Ce qui m'a aussi beaucoup frappé quand je travaillais sur La Joconde, c'est que je travaillais en même temps sur tout Léonard de Vinci et donc sur les cartes géographiques qu'il a réalisées à la même époque, et un soir j'ai eu une sorte d'illumination, peut- être une sorte de folie, en regardant ces cartes : j'ai perçu que le paysage de La Joconde en arrière-plan, avec son lac très élevé et son val aquatique et marécageux dans la partie gauche, était pratiquement la prise en vue cavalière d'une carte de la Toscane que Léonard de Vinci réalise aussi en 1503-1504, et l'un des problèmes qu'il se pose dans cette carte est de savoir comment le lac Trasimène a pu jadis, dans un temps immémorial, expliquer les marécages du Val d'Arno, qui se trouve au sud d'Arezzo, en Toscane. On voit sur sa carte qu'il a dessiné un cours d'eau qui n'existe pas dans la réalité, allant du lac Trasimène au Val d'Arno. Ce qui m'a frappé, c'est de voir que la construction de La Joconde s'accordait pleinement à une réflexion cartographique et géologique de Léonard de Vinci, si bien que le paysage représenté derrière elle, c'est la Toscane immémoriale, celle qui existait avant que l’humanité n'y crée la grâce de ce pays, car la Toscane est très belle et c'est La Joconde. Ce cours d'eau qui relie le lac Trasimène au Val dArno, c'est le sourire de la Joconde. On pourrait continuer.

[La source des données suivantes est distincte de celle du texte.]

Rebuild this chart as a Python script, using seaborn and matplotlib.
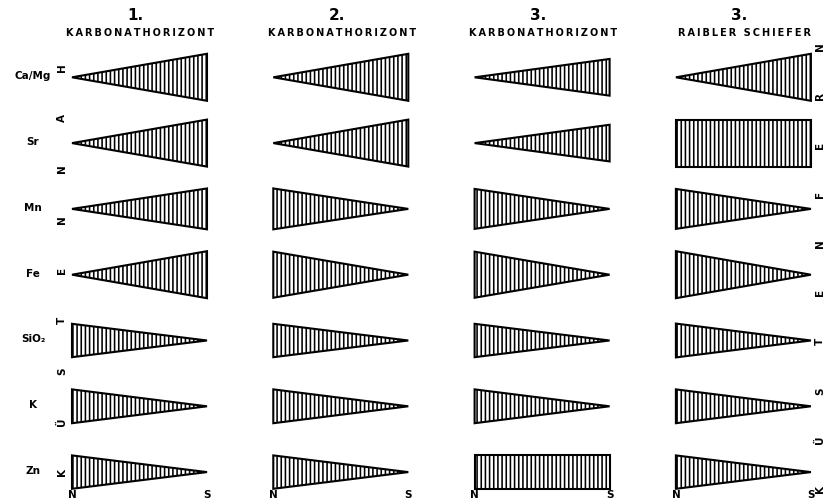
import numpy as np
import matplotlib
matplotlib.use("Agg")
import matplotlib.pyplot as plt
import seaborn as sns

# Relative content of each component at the northern (N) and southern (S)
# end of the profile, one pair of lists per horizon
elements = ["Ca/Mg", "Sr", "Mn", "Fe", "SiO\u2082", "K", "Zn"]
column_numbers = ["1.", "2.", "3.", "3."]
column_titles = ["KARBONATHORIZONT", "KARBONATHORIZONT",
                 "KARBONATHORIZONT", "RAIBLER SCHIEFER"]

north_1 = [0.00, 0.00, 0.00, 0.00, 0.71, 0.72, 0.71]
south_1 = [1.00, 1.00, 0.87, 1.00, 0.00, 0.00, 0.00]
north_2 = [0.00, 0.00, 0.87, 0.98, 0.71, 0.72, 0.71]
south_2 = [1.00, 1.00, 0.00, 0.00, 0.00, 0.00, 0.00]
north_3 = [0.00, 0.00, 0.85, 0.98, 0.71, 0.72, 0.71]
south_3 = [0.78, 0.78, 0.00, 0.00, 0.00, 0.00, 0.71]
north_4 = [0.00, 1.00, 0.85, 1.00, 0.72, 0.72, 0.71]
south_4 = [1.00, 1.00, 0.00, 0.00, 0.00, 0.00, 0.00]

north = [north_1, north_2, north_3, north_4]
south = [south_1, south_2, south_3, south_4]

left_word = "KÜSTENNAH"
right_word = "KÜSTENFERN"
end_labels = ["N", "S"]

sns.set_theme(style="white")
plt.rcParams["font.family"] = ["DejaVu Sans"]
plt.rcParams["text.color"] = "black"
plt.rcParams["hatch.linewidth"] = 1.15

W, H = 826, 504
fig = plt.figure(figsize=(W / 100, H / 100), dpi=100)
ax = fig.add_axes([0, 0, 1, 1])
ax.set_xlim(0, W)
ax.set_ylim(H, 0)
ax.axis("off")

# layout (in figure pixels)
x_start, col_step, bar_len = 72.0, 201.3, 135.0
y_start, row_step = 77.3, 65.8
unit = 47.0  # pixel height of a relative value of 1.0

def spaced(s):
    return "\u2009".join(s)

for c in range(len(column_titles)):
    x0 = x_start + c * col_step
    xs = np.array([x0, x0 + bar_len])
    xc = x0 + bar_len / 2
    for r in range(len(elements)):
        yc = y_start + r * row_step
        half = np.array([north[c][r], south[c][r]]) * unit / 2
        ax.fill_between(xs, yc - half, yc + half, facecolor="white",
                        edgecolor="black", hatch="||||", linewidth=1.5,
                        joinstyle="miter")
    ax.text(xc - 4, 15, column_numbers[c], ha="center", va="center",
            fontsize=11, fontweight="bold", color="black")
    ax.text(xc + 1, 33.5, spaced(column_titles[c]), ha="center", va="center",
            fontsize=7, fontweight="bold", color="black")
    for lab, xp in zip(end_labels, xs):
        ax.text(xp, 495, lab, ha="center", va="center",
                fontsize=7.5, fontweight="bold", color="black")

for r, el in enumerate(elements):
    ax.text(33, y_start + r * row_step - 1, el, ha="center", va="center",
            fontsize=7.5, fontweight="bold", color="black")

# coast-near / coast-far wording, spelled upward letter by letter
for word, xw, ytop, ybot in [(left_word, 62, 68, 472),
                             (right_word, 820, 47, 489)]:
    ys = np.linspace(ybot, ytop, len(word))
    for ch, yp in zip(word, ys):
        ax.text(xw, yp, ch, rotation=90, ha="center", va="center",
                fontsize=7.5, fontweight="bold", color="black")

fig.savefig("out.png", dpi=100, facecolor="white")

Par exemple, c'est vrai qu'elle a l'air d'être dans une grotte, et on a un très beau texte de Léonard sur la grotte : comme il se penche pour voir ce qu'il y a dans la grotte, il est attiré et il a peur. Cette attirance et cette peur de Léonard de Vinci par rapport au corps féminin sont bien connues : il est le premier artiste à avoir dessiné un sexe féminin comme une grotte. On peut continuer indéfiniment comme cela. La Joconde condense, je crois, une méditation sur le portrait et le temps qui est fondamentale pour l'art du portrait occidental, et en même temps c'est certainement l'un des tableaux les plus personnels de Léonard, parce qu'il a peint pour lui le portrait de la femme fertile, l’épouse de Francesco del Giocondo.